## BEGIN

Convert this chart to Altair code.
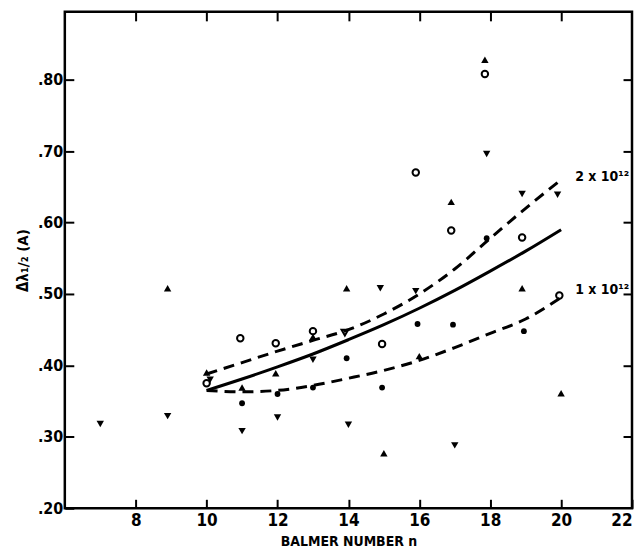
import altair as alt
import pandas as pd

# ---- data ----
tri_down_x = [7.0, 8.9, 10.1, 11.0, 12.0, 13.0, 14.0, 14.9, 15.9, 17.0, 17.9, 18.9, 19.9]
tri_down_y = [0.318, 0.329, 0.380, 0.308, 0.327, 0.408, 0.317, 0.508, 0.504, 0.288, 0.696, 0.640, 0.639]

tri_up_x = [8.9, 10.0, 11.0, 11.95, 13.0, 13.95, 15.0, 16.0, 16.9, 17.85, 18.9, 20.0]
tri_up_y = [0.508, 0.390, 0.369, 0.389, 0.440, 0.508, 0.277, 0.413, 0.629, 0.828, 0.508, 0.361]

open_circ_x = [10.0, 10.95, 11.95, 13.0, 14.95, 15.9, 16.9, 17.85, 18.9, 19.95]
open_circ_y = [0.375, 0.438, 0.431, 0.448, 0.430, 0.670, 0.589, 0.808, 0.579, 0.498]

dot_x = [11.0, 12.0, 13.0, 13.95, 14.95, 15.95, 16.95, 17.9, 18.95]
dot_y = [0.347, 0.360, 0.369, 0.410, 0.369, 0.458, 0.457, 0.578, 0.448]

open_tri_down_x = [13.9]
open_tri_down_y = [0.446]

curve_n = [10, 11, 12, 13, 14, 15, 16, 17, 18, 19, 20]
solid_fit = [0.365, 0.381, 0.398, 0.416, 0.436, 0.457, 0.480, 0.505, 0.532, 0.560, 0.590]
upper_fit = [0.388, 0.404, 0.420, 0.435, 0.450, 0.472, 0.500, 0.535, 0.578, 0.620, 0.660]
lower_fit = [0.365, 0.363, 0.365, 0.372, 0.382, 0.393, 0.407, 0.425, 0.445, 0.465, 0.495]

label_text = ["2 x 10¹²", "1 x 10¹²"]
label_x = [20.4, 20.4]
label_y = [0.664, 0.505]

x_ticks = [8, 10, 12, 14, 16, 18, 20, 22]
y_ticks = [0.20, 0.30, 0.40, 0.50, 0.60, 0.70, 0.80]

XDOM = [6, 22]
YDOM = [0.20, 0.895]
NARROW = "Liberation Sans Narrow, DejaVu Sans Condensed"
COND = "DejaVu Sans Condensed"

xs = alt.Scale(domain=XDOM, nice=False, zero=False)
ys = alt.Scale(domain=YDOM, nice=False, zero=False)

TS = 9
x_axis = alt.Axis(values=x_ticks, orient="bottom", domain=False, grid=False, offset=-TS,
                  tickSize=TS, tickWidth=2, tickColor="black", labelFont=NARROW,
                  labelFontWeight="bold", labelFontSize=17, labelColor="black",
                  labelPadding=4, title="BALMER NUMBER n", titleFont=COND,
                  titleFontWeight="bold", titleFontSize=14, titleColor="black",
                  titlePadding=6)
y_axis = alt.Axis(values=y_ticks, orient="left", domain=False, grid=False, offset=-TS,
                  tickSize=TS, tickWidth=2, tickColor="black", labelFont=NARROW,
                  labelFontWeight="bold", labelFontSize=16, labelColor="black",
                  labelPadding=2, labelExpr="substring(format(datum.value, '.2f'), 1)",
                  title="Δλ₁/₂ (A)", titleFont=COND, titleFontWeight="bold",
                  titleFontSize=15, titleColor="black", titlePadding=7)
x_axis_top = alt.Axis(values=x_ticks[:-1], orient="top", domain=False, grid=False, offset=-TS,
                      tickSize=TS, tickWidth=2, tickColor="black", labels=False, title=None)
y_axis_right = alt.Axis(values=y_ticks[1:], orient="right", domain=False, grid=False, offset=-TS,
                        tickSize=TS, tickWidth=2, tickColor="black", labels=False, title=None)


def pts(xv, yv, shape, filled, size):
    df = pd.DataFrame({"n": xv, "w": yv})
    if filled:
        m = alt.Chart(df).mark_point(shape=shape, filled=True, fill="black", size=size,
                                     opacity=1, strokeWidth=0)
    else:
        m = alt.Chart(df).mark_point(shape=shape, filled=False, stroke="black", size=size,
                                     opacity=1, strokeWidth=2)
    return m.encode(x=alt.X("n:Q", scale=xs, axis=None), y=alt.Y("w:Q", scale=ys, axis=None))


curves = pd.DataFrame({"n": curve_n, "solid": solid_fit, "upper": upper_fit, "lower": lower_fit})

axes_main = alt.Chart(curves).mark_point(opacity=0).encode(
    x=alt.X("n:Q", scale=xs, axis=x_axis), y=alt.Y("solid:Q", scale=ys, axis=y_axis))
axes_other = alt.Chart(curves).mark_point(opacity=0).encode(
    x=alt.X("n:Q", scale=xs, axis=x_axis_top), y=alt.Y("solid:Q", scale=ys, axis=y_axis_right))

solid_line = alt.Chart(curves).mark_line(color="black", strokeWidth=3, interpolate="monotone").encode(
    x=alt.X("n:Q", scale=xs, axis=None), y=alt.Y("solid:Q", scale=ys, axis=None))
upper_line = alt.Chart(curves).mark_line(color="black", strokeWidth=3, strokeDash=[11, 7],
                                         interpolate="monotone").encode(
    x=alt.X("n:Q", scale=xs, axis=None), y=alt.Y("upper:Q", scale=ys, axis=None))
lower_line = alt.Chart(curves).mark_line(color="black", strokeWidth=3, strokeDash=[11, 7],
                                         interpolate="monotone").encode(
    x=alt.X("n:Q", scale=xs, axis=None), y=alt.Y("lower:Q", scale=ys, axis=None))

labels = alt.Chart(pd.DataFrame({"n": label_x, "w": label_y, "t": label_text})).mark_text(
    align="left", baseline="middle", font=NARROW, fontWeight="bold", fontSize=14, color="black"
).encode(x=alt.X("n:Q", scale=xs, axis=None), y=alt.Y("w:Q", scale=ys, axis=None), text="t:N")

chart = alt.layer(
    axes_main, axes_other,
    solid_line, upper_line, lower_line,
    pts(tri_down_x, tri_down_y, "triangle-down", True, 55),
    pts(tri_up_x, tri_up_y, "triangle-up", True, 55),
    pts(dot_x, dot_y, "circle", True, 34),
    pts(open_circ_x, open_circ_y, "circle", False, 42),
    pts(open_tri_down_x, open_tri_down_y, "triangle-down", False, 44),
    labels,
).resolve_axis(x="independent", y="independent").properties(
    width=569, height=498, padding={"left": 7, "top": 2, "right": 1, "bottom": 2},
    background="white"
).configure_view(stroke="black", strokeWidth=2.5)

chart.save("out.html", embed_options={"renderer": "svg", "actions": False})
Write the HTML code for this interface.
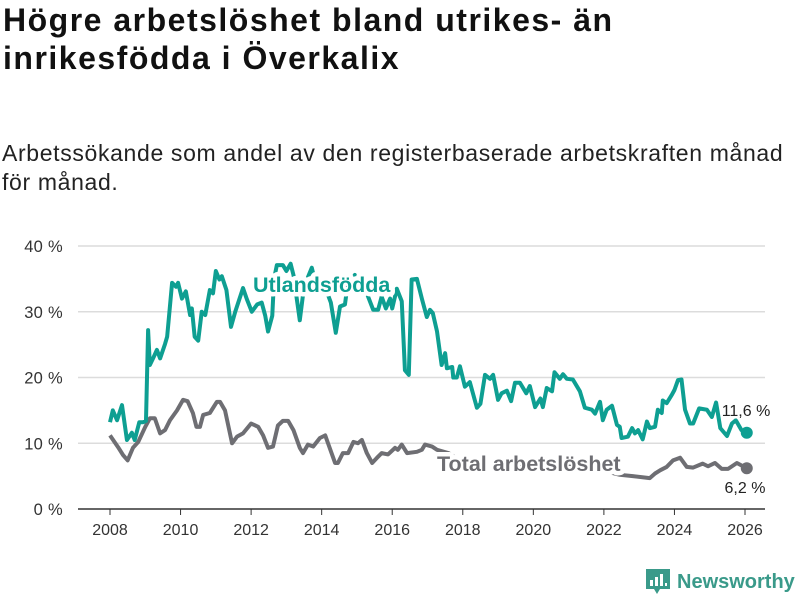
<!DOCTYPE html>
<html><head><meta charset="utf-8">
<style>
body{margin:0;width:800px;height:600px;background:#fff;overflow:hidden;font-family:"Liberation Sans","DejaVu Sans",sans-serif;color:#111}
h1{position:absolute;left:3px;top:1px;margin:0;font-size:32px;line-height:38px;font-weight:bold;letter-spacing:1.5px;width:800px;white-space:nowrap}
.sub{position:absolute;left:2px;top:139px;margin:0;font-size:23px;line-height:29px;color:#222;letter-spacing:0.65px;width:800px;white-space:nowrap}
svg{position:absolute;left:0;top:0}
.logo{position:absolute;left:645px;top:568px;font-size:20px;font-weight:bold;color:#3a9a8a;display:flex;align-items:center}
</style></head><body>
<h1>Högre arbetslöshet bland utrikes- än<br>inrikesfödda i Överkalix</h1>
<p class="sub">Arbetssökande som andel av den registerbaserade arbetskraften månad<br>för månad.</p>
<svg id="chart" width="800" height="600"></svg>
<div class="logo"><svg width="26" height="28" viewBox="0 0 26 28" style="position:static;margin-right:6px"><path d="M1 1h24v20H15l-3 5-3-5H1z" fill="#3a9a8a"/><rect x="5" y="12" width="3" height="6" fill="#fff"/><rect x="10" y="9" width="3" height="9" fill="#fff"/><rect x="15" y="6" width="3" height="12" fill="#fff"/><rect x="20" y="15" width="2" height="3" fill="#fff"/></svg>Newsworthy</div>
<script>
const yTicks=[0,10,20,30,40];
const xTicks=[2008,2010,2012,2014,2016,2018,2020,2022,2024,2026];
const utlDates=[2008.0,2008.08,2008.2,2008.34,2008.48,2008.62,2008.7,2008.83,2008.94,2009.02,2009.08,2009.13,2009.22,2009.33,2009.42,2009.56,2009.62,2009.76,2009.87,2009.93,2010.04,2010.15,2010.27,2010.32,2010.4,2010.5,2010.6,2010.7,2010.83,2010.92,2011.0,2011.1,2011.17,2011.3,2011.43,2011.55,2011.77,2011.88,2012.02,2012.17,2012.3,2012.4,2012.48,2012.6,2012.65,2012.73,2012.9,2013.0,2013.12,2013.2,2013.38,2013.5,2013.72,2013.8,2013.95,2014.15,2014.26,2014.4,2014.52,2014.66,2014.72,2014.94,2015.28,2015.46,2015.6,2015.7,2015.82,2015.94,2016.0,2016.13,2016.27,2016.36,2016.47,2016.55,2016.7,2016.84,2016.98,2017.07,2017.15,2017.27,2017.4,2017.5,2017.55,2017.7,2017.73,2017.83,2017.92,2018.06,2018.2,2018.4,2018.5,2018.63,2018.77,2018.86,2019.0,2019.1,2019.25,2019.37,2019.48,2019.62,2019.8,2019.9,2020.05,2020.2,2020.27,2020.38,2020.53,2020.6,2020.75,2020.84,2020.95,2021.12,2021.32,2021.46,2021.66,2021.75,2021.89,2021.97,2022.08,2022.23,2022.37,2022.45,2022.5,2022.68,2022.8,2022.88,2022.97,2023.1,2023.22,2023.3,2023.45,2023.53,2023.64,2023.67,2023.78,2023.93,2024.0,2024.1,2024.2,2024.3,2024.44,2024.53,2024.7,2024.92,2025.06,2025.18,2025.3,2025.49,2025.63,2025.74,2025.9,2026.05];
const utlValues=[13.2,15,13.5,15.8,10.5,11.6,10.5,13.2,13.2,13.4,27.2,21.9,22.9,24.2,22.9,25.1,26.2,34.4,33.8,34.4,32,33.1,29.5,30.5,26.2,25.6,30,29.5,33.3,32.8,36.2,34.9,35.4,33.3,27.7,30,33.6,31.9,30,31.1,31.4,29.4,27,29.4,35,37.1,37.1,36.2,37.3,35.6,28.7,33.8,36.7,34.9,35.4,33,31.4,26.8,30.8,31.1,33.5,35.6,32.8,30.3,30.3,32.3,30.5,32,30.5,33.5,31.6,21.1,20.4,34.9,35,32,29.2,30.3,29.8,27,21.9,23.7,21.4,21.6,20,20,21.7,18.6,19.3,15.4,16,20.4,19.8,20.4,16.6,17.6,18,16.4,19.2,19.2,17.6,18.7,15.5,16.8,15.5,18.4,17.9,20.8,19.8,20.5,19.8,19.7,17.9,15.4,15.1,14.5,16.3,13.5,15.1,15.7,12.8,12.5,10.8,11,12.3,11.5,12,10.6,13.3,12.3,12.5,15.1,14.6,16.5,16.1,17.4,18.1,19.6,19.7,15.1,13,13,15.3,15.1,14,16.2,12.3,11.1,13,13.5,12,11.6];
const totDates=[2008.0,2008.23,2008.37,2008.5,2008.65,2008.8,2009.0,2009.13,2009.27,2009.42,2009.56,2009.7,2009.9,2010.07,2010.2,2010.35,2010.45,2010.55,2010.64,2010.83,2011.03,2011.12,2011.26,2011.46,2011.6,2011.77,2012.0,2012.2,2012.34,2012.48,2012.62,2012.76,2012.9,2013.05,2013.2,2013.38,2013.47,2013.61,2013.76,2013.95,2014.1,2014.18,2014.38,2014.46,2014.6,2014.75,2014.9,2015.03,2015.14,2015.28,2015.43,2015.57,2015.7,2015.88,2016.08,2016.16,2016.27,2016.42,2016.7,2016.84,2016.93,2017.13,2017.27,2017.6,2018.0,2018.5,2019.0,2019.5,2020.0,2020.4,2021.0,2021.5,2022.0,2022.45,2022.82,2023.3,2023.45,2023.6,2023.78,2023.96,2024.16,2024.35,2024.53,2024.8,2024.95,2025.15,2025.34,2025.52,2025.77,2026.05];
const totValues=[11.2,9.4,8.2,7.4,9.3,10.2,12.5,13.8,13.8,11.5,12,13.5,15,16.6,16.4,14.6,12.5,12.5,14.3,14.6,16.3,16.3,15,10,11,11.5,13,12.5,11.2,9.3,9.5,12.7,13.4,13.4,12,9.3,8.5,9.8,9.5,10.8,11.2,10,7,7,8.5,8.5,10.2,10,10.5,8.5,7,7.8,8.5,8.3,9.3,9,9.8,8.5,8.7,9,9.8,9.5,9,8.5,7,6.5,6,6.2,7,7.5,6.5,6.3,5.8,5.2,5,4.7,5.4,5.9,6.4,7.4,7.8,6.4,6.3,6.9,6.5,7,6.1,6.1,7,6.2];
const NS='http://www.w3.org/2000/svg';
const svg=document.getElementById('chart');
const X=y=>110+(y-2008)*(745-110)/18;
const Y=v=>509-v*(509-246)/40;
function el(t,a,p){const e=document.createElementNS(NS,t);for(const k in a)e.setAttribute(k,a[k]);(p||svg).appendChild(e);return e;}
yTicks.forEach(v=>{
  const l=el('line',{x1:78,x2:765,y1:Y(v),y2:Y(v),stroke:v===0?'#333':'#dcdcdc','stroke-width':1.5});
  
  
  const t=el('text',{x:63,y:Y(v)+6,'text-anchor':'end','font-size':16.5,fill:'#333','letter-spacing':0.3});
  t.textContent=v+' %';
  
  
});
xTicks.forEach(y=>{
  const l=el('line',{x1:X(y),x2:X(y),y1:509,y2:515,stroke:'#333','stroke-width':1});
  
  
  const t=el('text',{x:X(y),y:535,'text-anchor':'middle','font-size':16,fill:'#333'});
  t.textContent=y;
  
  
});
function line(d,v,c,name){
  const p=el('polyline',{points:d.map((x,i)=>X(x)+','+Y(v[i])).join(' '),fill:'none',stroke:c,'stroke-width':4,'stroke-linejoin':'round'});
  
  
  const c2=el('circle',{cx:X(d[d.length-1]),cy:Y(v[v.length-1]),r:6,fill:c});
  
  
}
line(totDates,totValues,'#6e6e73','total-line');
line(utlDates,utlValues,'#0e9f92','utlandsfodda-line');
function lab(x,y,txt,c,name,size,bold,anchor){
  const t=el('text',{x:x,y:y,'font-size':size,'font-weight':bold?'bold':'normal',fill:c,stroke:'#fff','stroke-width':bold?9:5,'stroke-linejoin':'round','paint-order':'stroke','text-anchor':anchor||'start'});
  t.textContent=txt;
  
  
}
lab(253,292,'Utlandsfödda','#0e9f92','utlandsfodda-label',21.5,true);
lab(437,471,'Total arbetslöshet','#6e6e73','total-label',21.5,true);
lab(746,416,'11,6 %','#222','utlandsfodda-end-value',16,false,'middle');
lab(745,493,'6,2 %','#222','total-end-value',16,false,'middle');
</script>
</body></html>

## END

▶ [TASK DETAILS]: Take the lines from the first line of the entries through the line with "ys = alt.Scale(domain=YDOM, nice=False, zero=False)", inclusive, and give them again exactly, minus any pictures.

▶ [COMPLETED EXERCISE]:
Convert this chart to Altair code.
import altair as alt
import pandas as pd

# ---- data ----
tri_down_x = [7.0, 8.9, 10.1, 11.0, 12.0, 13.0, 14.0, 14.9, 15.9, 17.0, 17.9, 18.9, 19.9]
tri_down_y = [0.318, 0.329, 0.380, 0.308, 0.327, 0.408, 0.317, 0.508, 0.504, 0.288, 0.696, 0.640, 0.639]

tri_up_x = [8.9, 10.0, 11.0, 11.95, 13.0, 13.95, 15.0, 16.0, 16.9, 17.85, 18.9, 20.0]
tri_up_y = [0.508, 0.390, 0.369, 0.389, 0.440, 0.508, 0.277, 0.413, 0.629, 0.828, 0.508, 0.361]

open_circ_x = [10.0, 10.95, 11.95, 13.0, 14.95, 15.9, 16.9, 17.85, 18.9, 19.95]
open_circ_y = [0.375, 0.438, 0.431, 0.448, 0.430, 0.670, 0.589, 0.808, 0.579, 0.498]

dot_x = [11.0, 12.0, 13.0, 13.95, 14.95, 15.95, 16.95, 17.9, 18.95]
dot_y = [0.347, 0.360, 0.369, 0.410, 0.369, 0.458, 0.457, 0.578, 0.448]

open_tri_down_x = [13.9]
open_tri_down_y = [0.446]

curve_n = [10, 11, 12, 13, 14, 15, 16, 17, 18, 19, 20]
solid_fit = [0.365, 0.381, 0.398, 0.416, 0.436, 0.457, 0.480, 0.505, 0.532, 0.560, 0.590]
upper_fit = [0.388, 0.404, 0.420, 0.435, 0.450, 0.472, 0.500, 0.535, 0.578, 0.620, 0.660]
lower_fit = [0.365, 0.363, 0.365, 0.372, 0.382, 0.393, 0.407, 0.425, 0.445, 0.465, 0.495]

label_text = ["2 x 10¹²", "1 x 10¹²"]
label_x = [20.4, 20.4]
label_y = [0.664, 0.505]

x_ticks = [8, 10, 12, 14, 16, 18, 20, 22]
y_ticks = [0.20, 0.30, 0.40, 0.50, 0.60, 0.70, 0.80]

XDOM = [6, 22]
YDOM = [0.20, 0.895]
NARROW = "Liberation Sans Narrow, DejaVu Sans Condensed"
COND = "DejaVu Sans Condensed"

xs = alt.Scale(domain=XDOM, nice=False, zero=False)
ys = alt.Scale(domain=YDOM, nice=False, zero=False)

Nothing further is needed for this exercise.